Roderick MacIsaac, 46, committed suicide in January 2013. The PhD student was working for the ministry, evaluating the province’s smoking-cessation program, when he was suspended Aug. 28, 2012, three days before his co-op term ended.

Kayfish said MacIsaac was interviewed intensively for a number of hours by three people, whom she could not identify, around the time he was suspended. “They had to break because he suffered some form of physical distress.”

On Sept. 6, he was fired, essentially ending his pursuit of a PhD. His thesis was based on his research for the ministry.

“Roderick did nothing to merit the treatment he received,” Kayfish said. “He was bullied and accused without the bother of a decent explanation. This is an injustice that should not go unchallenged in our society.”

MacIsaac committed suicide “not as an admission of guilt, nor [due to] financial distress, but in frustration,” she said.

“I just want answers. I would like a small apology.”

The investigation — which the Health Ministry says has cost about $3.4 million, including legal costs — led to the firing of seven employees and at least one contractor. It was related to allegations of conflict of interest, inappropriate conduct and data mismanagement in the ministry’s pharmaceutical services division. The government gave investigation files to the RCMP for review, but an official investigation is not underway.

Horgan called on Premier Christy Clark’s government to issue “a full and unequivocal apology” to MacIsaac’s family, and for the premier and deputy minister John Dyble, head of the public service, to provide explanations.

“Not one bit of data left the Ministry of Health. Not a sentence. Not a table,” Horgan said. “Two years of grief for families. Two years of expenditures unnecessarily. … All of that and the motivation is not known to me.”

Since the firings, three employees — Malcolm Maclure, co-director of research for the pharmaceutical services division; Bob Hart, former director of data access; and Ron Mattson, manager special projects for the PharmaCare branch — have settled wrongful-dismissal lawsuits out of court.
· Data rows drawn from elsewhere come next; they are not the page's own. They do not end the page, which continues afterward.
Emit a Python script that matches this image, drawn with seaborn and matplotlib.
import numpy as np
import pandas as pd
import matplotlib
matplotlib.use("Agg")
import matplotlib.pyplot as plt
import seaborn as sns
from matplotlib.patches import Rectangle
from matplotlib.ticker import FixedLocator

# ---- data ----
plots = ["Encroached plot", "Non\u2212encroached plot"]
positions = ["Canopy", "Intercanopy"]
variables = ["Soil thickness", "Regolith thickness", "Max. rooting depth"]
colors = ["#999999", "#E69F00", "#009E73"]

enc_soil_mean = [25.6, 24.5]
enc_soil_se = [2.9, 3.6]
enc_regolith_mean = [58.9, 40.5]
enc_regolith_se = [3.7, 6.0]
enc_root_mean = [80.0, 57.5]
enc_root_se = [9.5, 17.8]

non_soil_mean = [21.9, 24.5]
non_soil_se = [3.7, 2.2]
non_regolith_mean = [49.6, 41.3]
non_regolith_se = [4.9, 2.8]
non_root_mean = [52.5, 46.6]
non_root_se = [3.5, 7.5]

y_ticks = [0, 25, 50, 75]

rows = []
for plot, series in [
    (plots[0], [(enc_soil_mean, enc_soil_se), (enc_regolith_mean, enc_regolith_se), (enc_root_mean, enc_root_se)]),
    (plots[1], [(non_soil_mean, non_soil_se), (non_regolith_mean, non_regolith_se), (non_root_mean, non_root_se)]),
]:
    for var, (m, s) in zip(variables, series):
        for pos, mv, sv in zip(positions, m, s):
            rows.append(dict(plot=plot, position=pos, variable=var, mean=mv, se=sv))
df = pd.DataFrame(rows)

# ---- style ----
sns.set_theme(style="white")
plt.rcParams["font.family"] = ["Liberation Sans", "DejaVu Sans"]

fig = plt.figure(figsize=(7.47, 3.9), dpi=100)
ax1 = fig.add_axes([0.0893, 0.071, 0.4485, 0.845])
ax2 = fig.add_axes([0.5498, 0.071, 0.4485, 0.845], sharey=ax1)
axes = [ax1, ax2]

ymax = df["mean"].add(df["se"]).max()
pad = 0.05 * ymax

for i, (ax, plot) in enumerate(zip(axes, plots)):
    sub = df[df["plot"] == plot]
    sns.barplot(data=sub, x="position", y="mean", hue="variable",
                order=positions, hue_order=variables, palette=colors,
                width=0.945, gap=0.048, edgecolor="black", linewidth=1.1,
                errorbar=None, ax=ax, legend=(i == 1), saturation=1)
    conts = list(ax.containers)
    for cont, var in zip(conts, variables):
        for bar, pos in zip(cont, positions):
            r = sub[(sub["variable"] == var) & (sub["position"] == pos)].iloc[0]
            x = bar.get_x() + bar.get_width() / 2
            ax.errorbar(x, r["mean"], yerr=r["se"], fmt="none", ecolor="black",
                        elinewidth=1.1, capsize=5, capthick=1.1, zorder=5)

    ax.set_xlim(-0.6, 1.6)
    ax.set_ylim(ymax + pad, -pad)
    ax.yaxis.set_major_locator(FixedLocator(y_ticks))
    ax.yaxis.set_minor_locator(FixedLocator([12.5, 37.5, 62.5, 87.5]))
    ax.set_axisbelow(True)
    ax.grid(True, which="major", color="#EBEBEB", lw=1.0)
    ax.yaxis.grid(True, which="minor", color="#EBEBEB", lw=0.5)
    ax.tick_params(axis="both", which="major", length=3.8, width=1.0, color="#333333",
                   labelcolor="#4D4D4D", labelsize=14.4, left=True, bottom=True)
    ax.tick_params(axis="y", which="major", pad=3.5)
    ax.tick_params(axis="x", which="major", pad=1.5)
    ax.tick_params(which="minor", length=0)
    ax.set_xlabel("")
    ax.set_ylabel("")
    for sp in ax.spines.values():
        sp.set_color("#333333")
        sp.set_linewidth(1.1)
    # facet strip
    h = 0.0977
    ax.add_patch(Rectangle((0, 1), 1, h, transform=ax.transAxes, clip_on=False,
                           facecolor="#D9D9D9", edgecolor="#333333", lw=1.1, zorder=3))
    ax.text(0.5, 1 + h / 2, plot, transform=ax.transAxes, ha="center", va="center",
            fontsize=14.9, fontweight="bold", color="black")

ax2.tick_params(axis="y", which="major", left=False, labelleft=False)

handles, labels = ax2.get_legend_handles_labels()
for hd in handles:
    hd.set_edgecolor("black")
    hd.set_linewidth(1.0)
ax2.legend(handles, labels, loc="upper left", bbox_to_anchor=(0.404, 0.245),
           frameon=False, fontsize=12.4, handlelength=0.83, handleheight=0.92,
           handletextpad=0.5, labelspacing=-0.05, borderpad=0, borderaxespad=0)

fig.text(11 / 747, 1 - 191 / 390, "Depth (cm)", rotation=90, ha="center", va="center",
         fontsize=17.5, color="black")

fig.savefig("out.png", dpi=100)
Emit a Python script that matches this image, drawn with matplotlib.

Maclure and Hart were reinstated and Mattson, a View Royal councillor, retired.

Two civil suits remain unresolved: those of University of Victoria professor Rebecca Warburton, former co-director of research, and her husband, contractor William Warburton, a labour and health economist. The government filed a counter lawsuit. Nothing has been proven in court.

The grievances of three union employees — MacIsaac, senior researcher David Scott and senior economist Ramsay Hamdi — were settled through the B.C. Government and Service Employees’ Union.

MacIsaac’s grievance hearing was scheduled for late June 2013. On June 25, the BCGEU withdrew it and agreed to a payout for the remaining days in MacIsaac’s contract. With that he was “unfired.” On July 16, 2013, Kayfish was sent a cheque for $482.53.

“They did not address the points stated in the disciplinary action,” she said. “The cheque stub was their response. No answers. No explanation.”

In September 2013, the B.C. Coroners Service returned MacIsaac’s computer and cellphone. “No ministry data was reported found,” she said.